The state-controlled company is considering changing the technical specification of estimated $300m storage facility
Saudi Aramco could delay the award of estimated $300m bulk plant construction deal or may even retender the project as it considers changing the storage capacity of the facility in the kingdoms northwestern region of Hail, according to people familiar with the matter.
Aramco, the worlds top oil exporter, had received the engineering, procurement and construction (EPC) proposals from contracting firms on 4 September, however, it is now considering to reduce the storage capacity of the plant, sources said. The company has yet to officially communicate its plans to prequalified bidders, but if decides to change the specifications the project will have to be retendered, they added.
The bidders prequalified by Aramco were understood to include:
- Dragados (Spain)
- Gama (Turkey)
- JGC Corporation (Japan)
- Larsen & Toubro (India)
- Nesma & Partners (local)
- Punj Lloyd (India)
- Sinopec Petroleum Engineering Corporation (China)
- Techint (Italy)
- Tekfen Construction (Turkey)
The scope of work on the project includes construction of storage facilities for diesel and gasoline of up to 300,000 barrels, and building associated infrastructure and support buildings for the scheme. Presently, the Hail region acquires its gasoline and diesel requirement from the Qasim bulk plant, situated about 300 kilometres away.

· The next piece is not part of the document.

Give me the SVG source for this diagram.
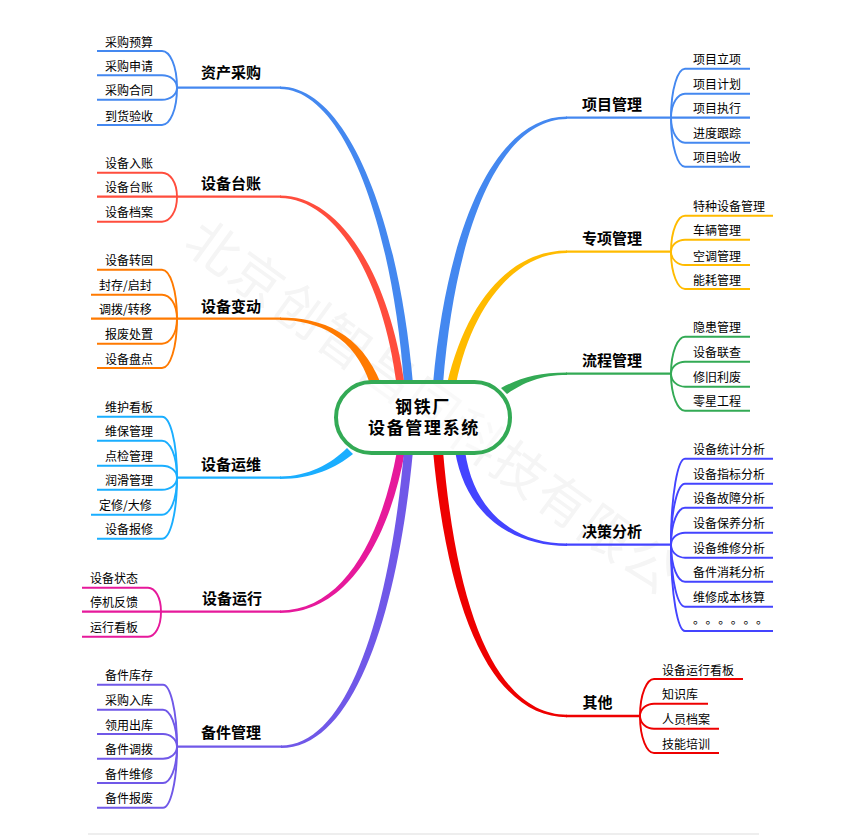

Aramco is already mulling plans to change the technical specifications of the product pipeline from Qassim area which will connect with the the bulk plant in Hail, MEED reported on 25 October. The bids for 220-kilometre line were submitted on 31 May Turkeys Tekfen was understood to have emerged as the frontrunner for the EPC contract.
Aramco, which intends to spend $334bn over the next decades across the value chain, plans to build several pipelines and storage facilities in the kingdom as part of efforts to improve its oil and infrastructure.
Demand for diesel and gasoline in the Hail area is forecast to rise by 3 per cent a year, which convinced Aramco to revive the project in 2014 after it was put on hold for several years.
Aramco had invited interest from contracting companies in late January 2014, and was expected to award the main contract in July the same year. However, it was delayed again due to market conditions. Interested bidders were invited to submit bids this year again as oil prices have stabilised around $50 a barrel and the government has finalised the details of its National Transformation Plan, which has reviewed and identified the projects that will proceed in the kingdom.